▶ **Do this**
Give the material once more, word for word, without any images.

▶ **Data segment**
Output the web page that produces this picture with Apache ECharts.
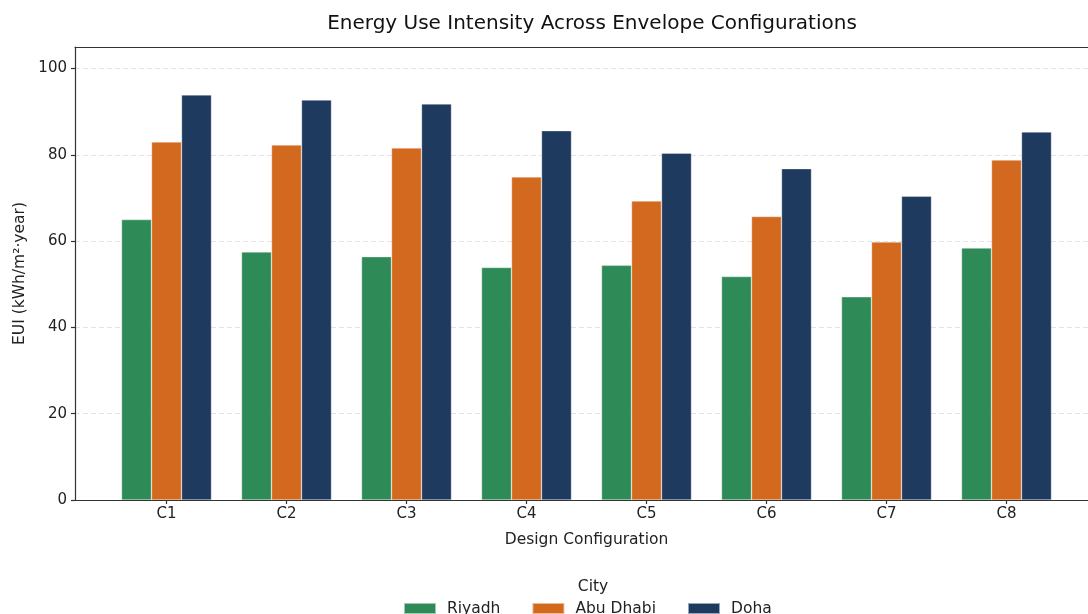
<!DOCTYPE html>
<html>
<head>
<meta charset="utf-8">
<script src="https://cdn.jsdelivr.net/npm/echarts@6/dist/echarts.min.js"></script>
<style>html,body{margin:0;padding:0;background:#fff;}#chart{width:1088px;height:614px;}</style>
</head>
<body>
<div id="chart"></div>
<script>
const categories = ['C1','C2','C3','C4','C5','C6','C7','C8'];
const riyadh   = [65.0, 57.5, 56.4, 53.9, 54.4, 51.8, 47.1, 58.4];
const abuDhabi = [83.0, 82.3, 81.6, 74.9, 69.3, 65.7, 59.8, 78.8];
const doha     = [93.9, 92.7, 91.8, 85.6, 80.4, 76.8, 70.4, 85.3];
const yTicks = [0, 20, 40, 60, 80, 100];

const FONT = 'DejaVu Sans';
const colors = ['#2E8B57', '#D2691E', '#1F3A5F'];
const chart = echarts.init(document.getElementById('chart'), null, {renderer: 'canvas'});

function barSeries(name, data, color) {
  return {
    name: name, type: 'bar', xAxisIndex: 1, yAxisIndex: 1, data: data,
    barWidth: 30, barGap: '0%', z: 2,
    itemStyle: {color: color, borderColor: 'rgba(255,255,255,0.55)', borderWidth: 0.6},
    emphasis: {disabled: true}
  };
}
const spine = {show: true, lineStyle: {color: '#333', width: 1.2}};

chart.setOption({
  animation: false,
  color: colors,
  textStyle: {fontFamily: FONT},
  title: [
    {text: 'Energy Use Intensity Across Envelope Configurations', left: 587, top: 9, textAlign: 'center',
     textStyle: {fontFamily: FONT, fontSize: 20, fontWeight: 'normal', color: '#111'}},
    {text: 'City', left: 588, top: 574, textAlign: 'center',
     textStyle: {fontFamily: FONT, fontSize: 15.5, fontWeight: 'normal', color: '#222'}}
  ],
  legend: {
    data: ['Riyadh', 'Abu Dhabi', 'Doha'],
    left: 403, top: 600.5, padding: 0,
    itemWidth: 32, itemHeight: 11, itemGap: 31, icon: 'rect',
    textStyle: {fontFamily: FONT, fontSize: 15.5, color: '#222', padding: [0, 0, 0, 6]}
  },
  grid: [
    {left: 75, top: 47, right: -10.5, bottom: 114},
    {left: 106.5, top: 47, width: 960, bottom: 114}
  ],
  xAxis: [
    {type: 'value', gridIndex: 0, min: 0, max: 1, position: 'bottom', z: 5,
     axisLine: spine, axisTick: {show: false}, axisLabel: {show: false}, splitLine: {show: false}},
    {type: 'category', gridIndex: 1, data: categories,
     axisLine: {show: false},
     axisTick: {show: true, alignWithLabel: true, length: 4, lineStyle: {color: '#333', width: 1.2}},
     axisLabel: {fontFamily: FONT, fontSize: 15, color: '#222', margin: 7},
     name: 'Design Configuration', nameLocation: 'middle', nameGap: 32,
     nameTextStyle: {fontFamily: FONT, fontSize: 15.5, color: '#222'}},
    {type: 'value', gridIndex: 0, min: 0, max: 1, position: 'top', z: 5,
     axisLine: spine, axisTick: {show: false}, axisLabel: {show: false}, splitLine: {show: false}}
  ],
  yAxis: [
    {type: 'value', gridIndex: 0, min: 0, max: 105, interval: 20, z: 0,
     axisLine: spine,
     axisTick: {show: true, length: 4, customValues: yTicks, lineStyle: {color: '#333', width: 1.2}},
     axisLabel: {fontFamily: FONT, fontSize: 15, color: '#222', margin: 8, customValues: yTicks},
     splitLine: {show: true, lineStyle: {color: '#e3e3e3', type: [5, 3], width: 1}},
     name: 'EUI (kWh/m²·year)', nameLocation: 'middle', nameGap: 46, nameRotate: 90,
     nameTextStyle: {fontFamily: FONT, fontSize: 15.5, color: '#222'}},
    {type: 'value', gridIndex: 1, min: 0, max: 105, show: false}
  ],
  series: [
    barSeries('Riyadh', riyadh, colors[0]),
    barSeries('Abu Dhabi', abuDhabi, colors[1]),
    barSeries('Doha', doha, colors[2])
  ]
});
</script>
</body>
</html>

▶ **Answer**
Output the web page that produces this picture with Apache ECharts.
<!DOCTYPE html>
<html>
<head>
<meta charset="utf-8">
<script src="https://cdn.jsdelivr.net/npm/echarts@6/dist/echarts.min.js"></script>
<style>html,body{margin:0;padding:0;background:#fff;}#chart{width:1088px;height:614px;}</style>
</head>
<body>
<div id="chart"></div>
<script>
const categories = ['C1','C2','C3','C4','C5','C6','C7','C8'];
const riyadh   = [65.0, 57.5, 56.4, 53.9, 54.4, 51.8, 47.1, 58.4];
const abuDhabi = [83.0, 82.3, 81.6, 74.9, 69.3, 65.7, 59.8, 78.8];
const doha     = [93.9, 92.7, 91.8, 85.6, 80.4, 76.8, 70.4, 85.3];
const yTicks = [0, 20, 40, 60, 80, 100];

const FONT = 'DejaVu Sans';
const colors = ['#2E8B57', '#D2691E', '#1F3A5F'];
const chart = echarts.init(document.getElementById('chart'), null, {renderer: 'canvas'});

function barSeries(name, data, color) {
  return {
    name: name, type: 'bar', xAxisIndex: 1, yAxisIndex: 1, data: data,
    barWidth: 30, barGap: '0%', z: 2,
    itemStyle: {color: color, borderColor: 'rgba(255,255,255,0.55)', borderWidth: 0.6},
    emphasis: {disabled: true}
  };
}
const spine = {show: true, lineStyle: {color: '#333', width: 1.2}};

chart.setOption({
  animation: false,
  color: colors,
  textStyle: {fontFamily: FONT},
  title: [
    {text: 'Energy Use Intensity Across Envelope Configurations', left: 587, top: 9, textAlign: 'center',
     textStyle: {fontFamily: FONT, fontSize: 20, fontWeight: 'normal', color: '#111'}},
    {text: 'City', left: 588, top: 574, textAlign: 'center',
     textStyle: {fontFamily: FONT, fontSize: 15.5, fontWeight: 'normal', color: '#222'}}
  ],
  legend: {
    data: ['Riyadh', 'Abu Dhabi', 'Doha'],
    left: 403, top: 600.5, padding: 0,
    itemWidth: 32, itemHeight: 11, itemGap: 31, icon: 'rect',
    textStyle: {fontFamily: FONT, fontSize: 15.5, color: '#222', padding: [0, 0, 0, 6]}
  },
  grid: [
    {left: 75, top: 47, right: -10.5, bottom: 114},
    {left: 106.5, top: 47, width: 960, bottom: 114}
  ],
  xAxis: [
    {type: 'value', gridIndex: 0, min: 0, max: 1, position: 'bottom', z: 5,
     axisLine: spine, axisTick: {show: false}, axisLabel: {show: false}, splitLine: {show: false}},
    {type: 'category', gridIndex: 1, data: categories,
     axisLine: {show: false},
     axisTick: {show: true, alignWithLabel: true, length: 4, lineStyle: {color: '#333', width: 1.2}},
     axisLabel: {fontFamily: FONT, fontSize: 15, color: '#222', margin: 7},
     name: 'Design Configuration', nameLocation: 'middle', nameGap: 32,
     nameTextStyle: {fontFamily: FONT, fontSize: 15.5, color: '#222'}},
    {type: 'value', gridIndex: 0, min: 0, max: 1, position: 'top', z: 5,
     axisLine: spine, axisTick: {show: false}, axisLabel: {show: false}, splitLine: {show: false}}
  ],
  yAxis: [
    {type: 'value', gridIndex: 0, min: 0, max: 105, interval: 20, z: 0,
     axisLine: spine,
     axisTick: {show: true, length: 4, customValues: yTicks, lineStyle: {color: '#333', width: 1.2}},
     axisLabel: {fontFamily: FONT, fontSize: 15, color: '#222', margin: 8, customValues: yTicks},
     splitLine: {show: true, lineStyle: {color: '#e3e3e3', type: [5, 3], width: 1}},
     name: 'EUI (kWh/m²·year)', nameLocation: 'middle', nameGap: 46, nameRotate: 90,
     nameTextStyle: {fontFamily: FONT, fontSize: 15.5, color: '#222'}},
    {type: 'value', gridIndex: 1, min: 0, max: 105, show: false}
  ],
  series: [
    barSeries('Riyadh', riyadh, colors[0]),
    barSeries('Abu Dhabi', abuDhabi, colors[1]),
    barSeries('Doha', doha, colors[2])
  ]
});
</script>
</body>
</html>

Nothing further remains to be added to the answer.